Despite it being the aesthetic equivalent of chemical self harm, Urbis holds a position of significant cultural importance in Manchester. There have been exhibitions on The Hacienda, Punk Rock, Hip-Hop and Urban Living and development. Last year, the museum even engaged with the emos who famously loiter in the adjacent Cathedral Gardens by curating an exhibition on Manga cartoons (Japanese cartoons popular within the emo subculture). Not only has Urbis documented the social development of Manchester, but it has actively engaged with it.
The Emos who spend their time nearby are seen as a social problem by many who are intimidated by their presence (despite the subculture's generally pacifistic and self-centred nature).
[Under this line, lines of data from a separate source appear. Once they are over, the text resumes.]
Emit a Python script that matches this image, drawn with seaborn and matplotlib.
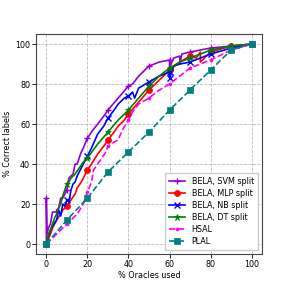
import numpy as np
import matplotlib
matplotlib.use("Agg")
import matplotlib.pyplot as plt
import pandas as pd
import seaborn as sns

# % oracles used (x) vs % correct labels (y)
svm_x = [0, 0, 0.3, 1, 2, 3, 5, 5, 6, 7, 8, 9, 10, 11, 12, 13, 14, 15, 16, 17, 18, 20, 22, 25, 28, 30,
         35, 40, 42, 45, 50, 55, 60, 60, 62, 65, 65, 66, 70, 75, 80, 90, 100]
svm_y = [0, 23, 5, 8, 10, 16, 16, 17, 18, 23, 23, 25, 27, 33, 34, 35, 40, 40, 43, 46, 48, 53, 56, 60, 64, 67,
         73, 79, 80, 84, 89, 91, 92, 88, 93, 94, 90, 95, 96, 97, 98, 99, 100]

mlp_x = [0, 2, 3, 4, 5, 7, 8, 10, 12, 14, 15, 17, 18, 20, 22, 25, 28, 30, 33, 35, 38, 40, 45, 50, 55,
         60, 65, 70, 73, 75, 75, 80, 90, 100]
mlp_y = [0, 5, 8, 10, 12, 15, 17, 19, 22, 25, 28, 31, 33, 37, 40, 45, 49, 52, 56, 59, 62, 65, 71, 77, 82,
         87, 91, 94, 93, 96, 91, 96, 99, 100]

nb_x = [0, 1, 2, 3, 5, 6, 7, 8, 9, 10, 11, 12, 13, 14, 15, 17, 20, 22, 25, 28, 30, 33, 35, 38, 40, 42,
        43, 45, 50, 55, 60, 60, 62, 65, 70, 75, 80, 90, 100]
nb_y = [0, 4, 7, 9, 12, 17, 14, 20, 19, 22, 21, 27, 30, 31, 34, 38, 44, 48, 55, 59, 63, 67, 70, 73, 74, 76,
        73, 78, 81, 84, 86, 83, 89, 90, 91, 93, 95, 98, 100]

dt_x = [0, 1, 2, 3, 4, 5, 6, 7, 8, 9, 10, 11, 12, 14, 16, 18, 20, 25, 30, 35, 40, 45, 50, 55, 60, 65,
        70, 80, 90, 100]
dt_y = [0, 5, 7, 10, 13, 15, 18, 20, 24, 27, 30, 31, 33, 35, 38, 41, 43, 50, 56, 62, 67, 73, 79, 84, 88, 91,
        93, 97, 99, 100]

hsal_x = [0, 5, 10, 15, 18, 20, 22, 23, 25, 27, 29, 30, 33, 35, 37, 40, 42, 45, 50, 55, 60, 65, 70, 75,
          80, 90, 100]
hsal_y = [0, 5, 10, 15, 20, 26, 31, 37, 40, 43, 46, 49, 51, 52, 57, 62, 66, 70, 73, 77, 80, 84, 88, 90,
          92, 97, 100]

plal_x = [0, 10, 20, 30, 40, 50, 60, 70, 80, 90, 100]
plal_y = [0, 12, 23, 36, 46, 56, 67, 77, 87, 97, 100]

series = [
    ("BELA, SVM split", svm_x, svm_y, "#9400d3", "+", "-"),
    ("BELA, MLP split", mlp_x, mlp_y, "red", "o", "-"),
    ("BELA, NB split", nb_x, nb_y, "blue", "x", "-"),
    ("BELA, DT split", dt_x, dt_y, "green", "*", "-"),
    ("HSAL", hsal_x, hsal_y, "magenta", ".", "--"),
    ("PLAL", plal_x, plal_y, "teal", "s", "--"),
]

fs = 5.8
plt.rcParams["font.family"] = ["DejaVu Sans"]
fig = plt.figure(figsize=(2.91, 2.91), dpi=100)
ax = fig.add_axes([0.124, 0.127, 0.776, 0.756])

for name, xs, ys, col, mk, ls in series:
    df = pd.DataFrame({"x": xs, "y": ys})
    # markers on the points that sit on multiples of 10
    idx = [i for i, v in enumerate(xs) if v % 10 == 0]
    sns.lineplot(data=df, x="x", y="y", sort=False, estimator=None, ax=ax, color=col,
                 linestyle=ls, marker=mk, markevery=idx, markersize=4.3 if mk != "*" else 5,
                 markeredgewidth=1.0 if mk in "+x" else 0.5, markeredgecolor=col,
                 linewidth=1.2, label=name)

ax.set_xlim(-5, 105)
ax.set_ylim(-5, 105)
ax.set_xticks([0, 20, 40, 60, 80, 100])
ax.set_yticks([0, 20, 40, 60, 80, 100])
ax.grid(True, linestyle="--", color="#bbbbbb", linewidth=0.6)
ax.set_xlabel("% Oracles used", fontsize=fs, labelpad=1.5)
ax.set_ylabel("% Correct labels", fontsize=fs, labelpad=2)
ax.tick_params(labelsize=fs, length=2.8, width=0.6, pad=1.5)
for s in ax.spines.values():
    s.set_color("#444444")
    s.set_linewidth(0.8)
ax.legend(loc="lower right", fontsize=fs, frameon=True, fancybox=False, framealpha=1,
          edgecolor="#cccccc", handlelength=2, borderpad=0.5, labelspacing=0.38)

fig.savefig("out.png", dpi=100)
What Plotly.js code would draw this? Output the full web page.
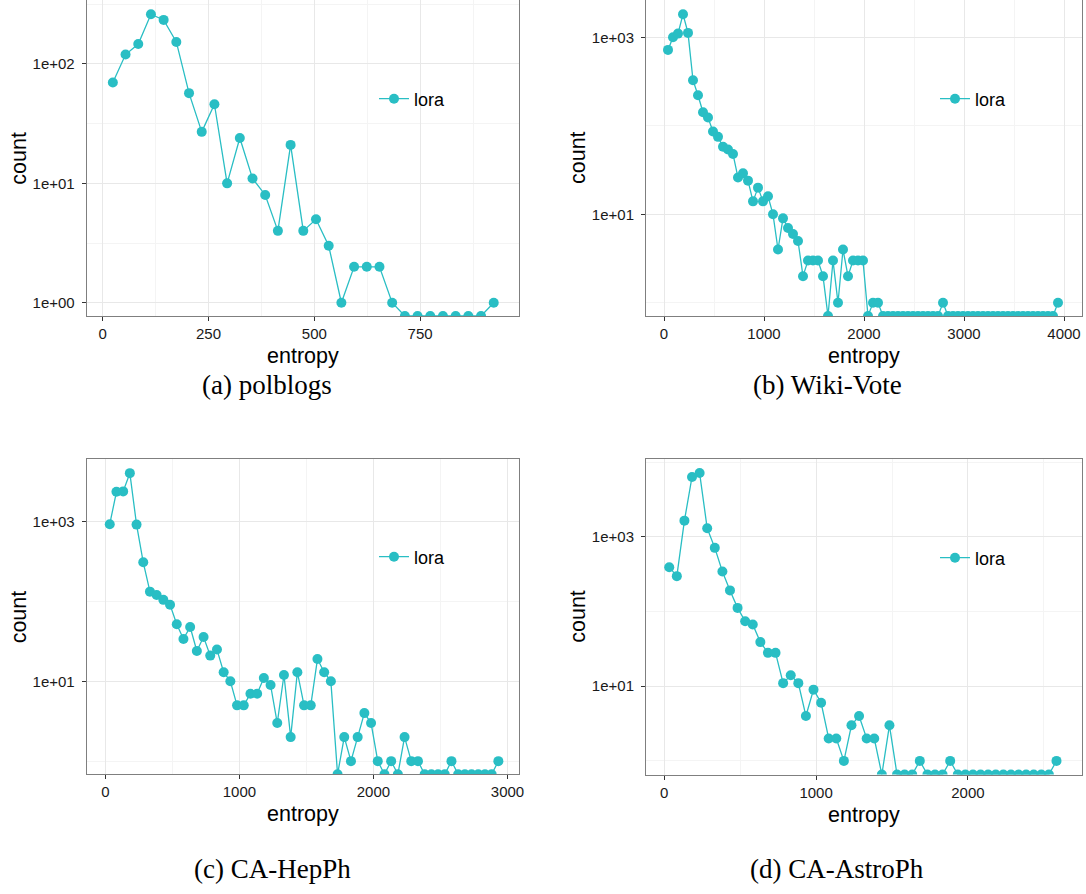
<!DOCTYPE html>
<html>
<head>
<meta charset="utf-8">
<script src="https://cdn.plot.ly/plotly-3.0.1.min.js"></script>
<style>
  html, body { margin: 0; padding: 0; background: #ffffff; }
  #chart { width: 1086px; height: 894px; }
</style>
</head>
<body>
<div id="chart"></div>
<script>
// ---------------- DATA ----------------
const seriesName = 'lora';
const captions = ['(a) polblogs', '(b) Wiki-Vote', '(c) CA-HepPh', '(d) CA-AstroPh'];
const xAxisLabel = 'entropy';
const yAxisLabel = 'count';

// (a) polblogs
const polblogsEntropy = [24, 54, 84, 114, 144, 174, 204, 234, 264, 294, 324, 354, 384, 414, 444, 474,
  504, 534, 564, 594, 624, 654, 684, 714, 744, 774, 804, 834, 864, 894, 924];
const polblogsCount = [70, 120, 147, 261, 234, 153, 57, 27, 46, 10, 24, 11, 8, 4, 21, 4,
  5, 3, 1, 2, 2, 2, 1, 0, 0, 0, 0, 0, 0, 0, 1];

// (b) Wiki-Vote
const wikiVoteEntropy = [40, 90, 140, 190, 240, 290, 340, 390, 440, 490, 540, 590, 640, 690, 740, 790,
  840, 890, 940, 990, 1040, 1090, 1140, 1190, 1240, 1290, 1340, 1390, 1440, 1490, 1540, 1590,
  1640, 1690, 1740, 1790, 1840, 1890, 1940, 1990, 2040, 2090, 2140, 2190, 2240, 2290, 2340, 2390,
  2440, 2490, 2540, 2590, 2640, 2690, 2740, 2790, 2840, 2890, 2940, 2990, 3040, 3090, 3140, 3190,
  3240, 3290, 3340, 3390, 3440, 3490, 3540, 3590, 3640, 3690, 3740, 3790, 3840, 3890, 3940];
const wikiVoteCount = [720, 1000, 1100, 1820, 1120, 327, 221, 142, 124, 86, 75, 58, 54, 48, 26, 29,
  24, 14, 20, 14, 16, 10, 4, 9, 7, 6, 5, 2, 3, 3, 3, 2,
  0, 3, 1, 4, 2, 3, 3, 3, 0, 1, 1, 0, 0, 0, 0, 0,
  0, 0, 0, 0, 0, 0, 0, 1, 0, 0, 0, 0, 0, 0, 0, 0,
  0, 0, 0, 0, 0, 0, 0, 0, 0, 0, 0, 0, 0, 0, 1];

// (c) CA-HepPh
const hepPhEntropy = [32, 82, 132, 182, 232, 282, 332, 382, 432, 482, 532, 582, 632, 682, 732, 782,
  832, 882, 932, 982, 1032, 1082, 1132, 1182, 1232, 1282, 1332, 1382, 1432, 1482, 1532, 1582,
  1632, 1682, 1732, 1782, 1832, 1882, 1932, 1982, 2032, 2082, 2132, 2182, 2232, 2282, 2332, 2382,
  2432, 2482, 2532, 2582, 2632, 2682, 2732, 2782, 2832, 2882, 2932];
const hepPhCount = [930, 2370, 2400, 4060, 920, 310, 133, 121, 105, 91, 52, 34, 48, 24, 36, 21,
  25, 13, 10, 5, 5, 7, 7, 11, 9, 3, 12, 2, 13, 5, 5, 19,
  13, 10, 0, 2, 1, 2, 4, 3, 1, 0, 1, 0, 2, 1, 1, 0,
  0, 0, 0, 1, 0, 0, 0, 0, 0, 0, 1];

// (d) CA-AstroPh
const astroPhEntropy = [33, 83, 133, 183, 233, 283, 333, 383, 433, 483, 533, 583, 633, 683, 733, 783,
  833, 883, 933, 983, 1033, 1083, 1133, 1183, 1233, 1283, 1333, 1383, 1433, 1483, 1533, 1583,
  1633, 1683, 1733, 1783, 1833, 1883, 1933, 1983, 2033, 2083, 2133, 2183, 2233, 2283, 2333, 2383,
  2433, 2483, 2533, 2583];
const astroPhCount = [393, 298, 1650, 6340, 7160, 1306, 713, 344, 192, 112, 74, 67, 39, 28, 28, 11,
  14, 11, 4, 9, 6, 2, 2, 1, 3, 4, 2, 2, 0, 3, 0, 0,
  0, 1, 0, 0, 0, 1, 0, 0, 0, 0, 0, 0, 0, 0, 0, 0,
  0, 0, 0, 1];

// tick values / labels
const xTicksA = [0, 250, 500, 750];
const xMinorA = [125, 375, 625, 875];
const yTicksA = [1, 10, 100];
const yTickTextA = ['1e+00', '1e+01', '1e+02'];
const yMinorA = [3.1623, 31.623, 316.23];

const xTicksB = [0, 1000, 2000, 3000, 4000];
const xMinorB = [500, 1500, 2500, 3500];
const xTicksC = [0, 1000, 2000, 3000];
const xMinorC = [500, 1500, 2500];
const xTicksD = [0, 1000, 2000];
const xMinorD = [500, 1500, 2500];
const yTicksBCD = [10, 1000];
const yTickTextBCD = ['1e+01', '1e+03'];
const yMinorBCD = [1, 100, 10000];

// ---------------- LAYOUT / STYLE ----------------
const W = 1086, H = 894;
const COLOR = '#29bec4';
const SANS = 'Liberation Sans, Arial, Helvetica, sans-serif';
const SERIF = 'Liberation Serif, Times New Roman, serif';

const panels = [
  { x: polblogsEntropy, y: polblogsCount, box: [86.7, 0, 519, 316], xr: [-37.8, 983.7], yr: [-0.111, 2.536],
    xt: xTicksA, xm: xMinorA, yt: yTicksA, ytt: yTickTextA, ym: yMinorA, cap: [267, 385], leg: [394, 99] },
  { x: wikiVoteEntropy, y: wikiVoteCount, box: [646, 0, 1082, 316], xr: [-180, 4180], yr: [-0.149, 3.421],
    xt: xTicksB, xm: xMinorB, yt: yTicksBCD, ytt: yTickTextBCD, ym: yMinorBCD, cap: [827, 385], leg: [955, 99] },
  { x: hepPhEntropy, y: hepPhCount, box: [86.7, 459, 519, 774.3], xr: [-140, 3086], yr: [-0.165, 3.786],
    xt: xTicksC, xm: xMinorC, yt: yTicksBCD, ytt: yTickTextBCD, ym: yMinorBCD, cap: [272, 869], leg: [394, 557] },
  { x: astroPhEntropy, y: astroPhCount, box: [646, 459, 1082, 774.5], xr: [-120, 2751], yr: [-0.182, 4.043],
    xt: xTicksD, xm: xMinorD, yt: yTicksBCD, ytt: yTickTextBCD, ym: yMinorBCD, cap: [837, 869], leg: [955, 558] }
];

const traces = [];
const layout = {
  width: W, height: H,
  margin: { l: 0, r: 0, t: 0, b: 0 },
  paper_bgcolor: '#ffffff',
  plot_bgcolor: '#ffffff',
  showlegend: true,
  annotations: [],
  font: { family: SANS, color: '#000000' }
};

panels.forEach((p, i) => {
  const n = i + 1;
  const xa = 'xaxis' + (n === 1 ? '' : n);
  const ya = 'yaxis' + (n === 1 ? '' : n);
  const legName = 'legend' + (n === 1 ? '' : n);
  const floorVal = Math.pow(10, p.yr[0]);   // zero counts are drawn on the panel floor (as -Inf in ggplot)
  traces.push({
    type: 'scatter', mode: 'lines+markers', name: seriesName,
    x: p.x, y: p.y.map(v => v > 0 ? v : floorVal),
    xaxis: 'x' + (n === 1 ? '' : n), yaxis: 'y' + (n === 1 ? '' : n),
    line: { color: COLOR, width: 1.3 },
    marker: { color: COLOR, size: 10, line: { width: 0 } },
    cliponaxis: true,
    legend: legName,
    hoverinfo: 'x+y'
  });
  const [x0, y0, x1, y1] = p.box;
  const common = {
    showline: true, mirror: true, linecolor: '#7f7f7f', linewidth: 1,
    ticks: 'outside', ticklen: 4, tickwidth: 1, tickcolor: '#333333',
    showgrid: true, gridcolor: '#e8e8e8', gridwidth: 1,
    zeroline: false,
    tickfont: { family: SANS, size: 15, color: '#1a1a1a' }
  };
  layout[xa] = Object.assign({}, common, {
    domain: [x0 / W, x1 / W],
    anchor: 'y' + (n === 1 ? '' : n),
    ticklabelstandoff: 0,
    range: p.xr, tickmode: 'array', tickvals: p.xt, ticktext: p.xt.map(String),
    minor: { tickmode: 'array', tickvals: p.xm, showgrid: true, gridcolor: '#f4f4f4', gridwidth: 1, ticks: '' }
  });
  layout[ya] = Object.assign({}, common, {
    domain: [1 - y1 / H, 1 - y0 / H],
    anchor: 'x' + (n === 1 ? '' : n),
    ticklabelstandoff: 4,
    type: 'log', range: p.yr, tickmode: 'array', tickvals: p.yt, ticktext: p.ytt,
    minor: { tickmode: 'array', tickvals: p.ym, showgrid: true, gridcolor: '#f4f4f4', gridwidth: 1, ticks: '' }
  });
  layout[legName] = {
    x: (p.leg[0] - 20) / W, y: 1 - p.leg[1] / H,
    xanchor: 'left', yanchor: 'middle',
    bgcolor: 'rgba(0,0,0,0)', borderwidth: 0,
    font: { family: SANS, size: 18, color: '#000000' },
    itemclick: false, itemdoubleclick: false
  };
  // axis titles
  layout.annotations.push({
    xref: 'paper', yref: 'paper', x: (x0 + x1) / 2 / W, y: 1 - (y1 + 40) / H,
    xanchor: 'center', yanchor: 'middle', showarrow: false,
    text: xAxisLabel, font: { family: SANS, size: 21.5, color: '#000000' }
  });
  layout.annotations.push({
    xref: 'paper', yref: 'paper', x: (x0 - 68) / W, y: 1 - (y0 + y1) / 2 / H,
    xanchor: 'center', yanchor: 'middle', showarrow: false, textangle: -90,
    text: yAxisLabel, font: { family: SANS, size: 21.5, color: '#000000' }
  });
  // caption
  layout.annotations.push({
    xref: 'paper', yref: 'paper', x: p.cap[0] / W, y: 1 - p.cap[1] / H,
    xanchor: 'center', yanchor: 'middle', showarrow: false,
    text: captions[i], font: { family: SERIF, size: 27, color: '#000000' }
  });
});

Plotly.newPlot('chart', traces, layout, { displayModeBar: false, staticPlot: true });
</script>
</body>
</html>
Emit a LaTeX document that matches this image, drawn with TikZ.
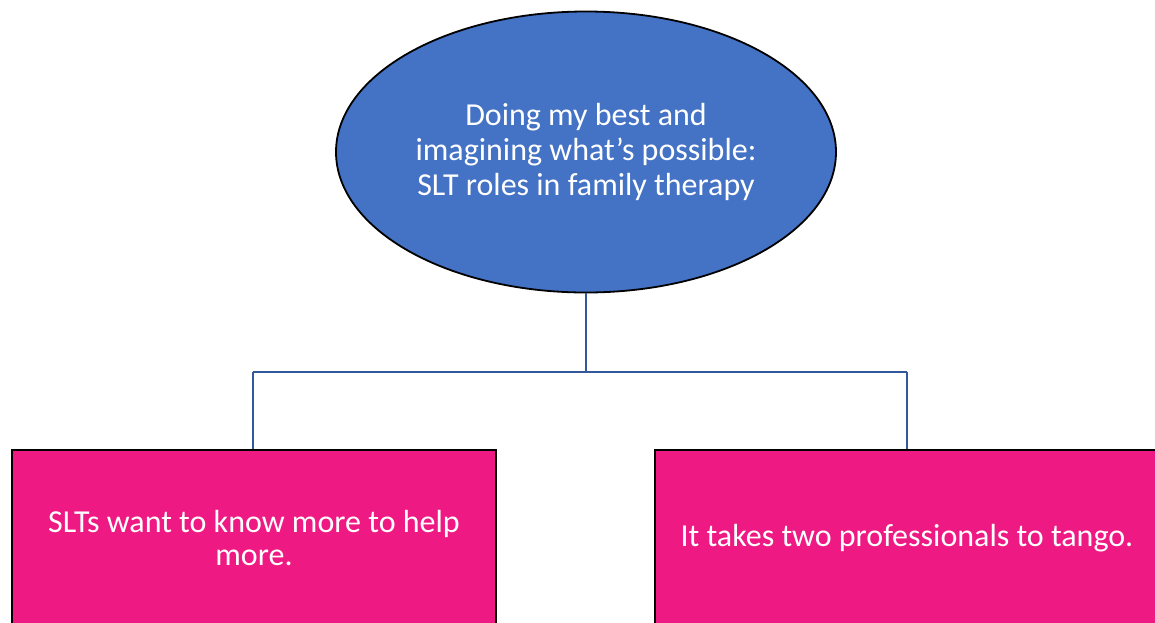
\documentclass[tikz,border=0pt]{standalone}
\usepackage{fontspec}
\setmainfont{Carlito}
\usetikzlibrary{shapes.geometric}
\definecolor{ovalblue}{RGB}{68,114,196}
\definecolor{boxpink}{RGB}{239,25,132}
\definecolor{linkblue}{RGB}{52,88,156}
\tikzset{
  topic/.style={ellipse, draw=black, line width=1.8pt, fill=ovalblue,
    text=white, minimum width=500pt, minimum height=281pt, inner sep=0pt,
    align=center, font=\fontsize{32}{35}\selectfont},
  branch/.style={rectangle, draw=black, line width=2.2pt, fill=boxpink,
    text=white, minimum width=484pt, minimum height=176pt, inner sep=0pt,
    align=center, font=\fontsize{32}{33}\selectfont},
  link/.style={draw=linkblue, line width=2.2pt}
}
\begin{document}
\begin{tikzpicture}[x=1pt, y=-1pt]
  \useasboundingbox (0,0) rectangle (1155,622);
  \clip (0,0) rectangle (1155,622);
  \node[topic] (root) at (586,152) {Doing my best and\\imagining what’s possible:\\SLT roles in family therapy};
  \coordinate (hub) at (586,372);
  \coordinate (lcorner) at (253,372);
  \coordinate (rcorner) at (907,372);
  \node[branch] (left) at (254,538) {SLTs want to know more to help\\more.};
  \node[branch, minimum width=504pt] (right) at (907,538) {It takes two professionals to tango.};
  \draw[link] (root.south) -- (hub);
  \draw[link] (lcorner) -- (rcorner);
  \draw[link] (lcorner) -- (lcorner |- left.north);
  \draw[link] (rcorner) -- (rcorner |- right.north);
\end{tikzpicture}
\end{document}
Council dispersion orders and the like only add to the feelings of alienation and distrust of authority that many members of subcultures often feel (Massey, 2006). The fact that Urbis sought to actively engage with these people shows its awareness of contemporary social issues and is to be commended.
The National Football Museum (which drew 100,000 people through its doors last year) had been struggling for funding and was facing closure. That is until Manchester offered an £8million deal to tempt it from Preston to Manchester.
Despite the fact that Urbis welcomed two and a half times the number of visitors the National Football Museum did last year, Manchester has opened its arms to a city-centre Mecca for visiting drunken football fans whilst giving a cultural institution with an active role within the community and space that it occupies the boot.
The Football Association has already pledged to commit £10million to develop a football museum at Wembley Stadium. Why then, has the City of Manchester spent £8million of its own money on the same thing? Are they going to share the artifacts between sites? This massive capital investment, despite its philanthropical nature, will take years to see a return on. Meanwhile, Urbis is kicked to the kerb - evicted with no plans for its future.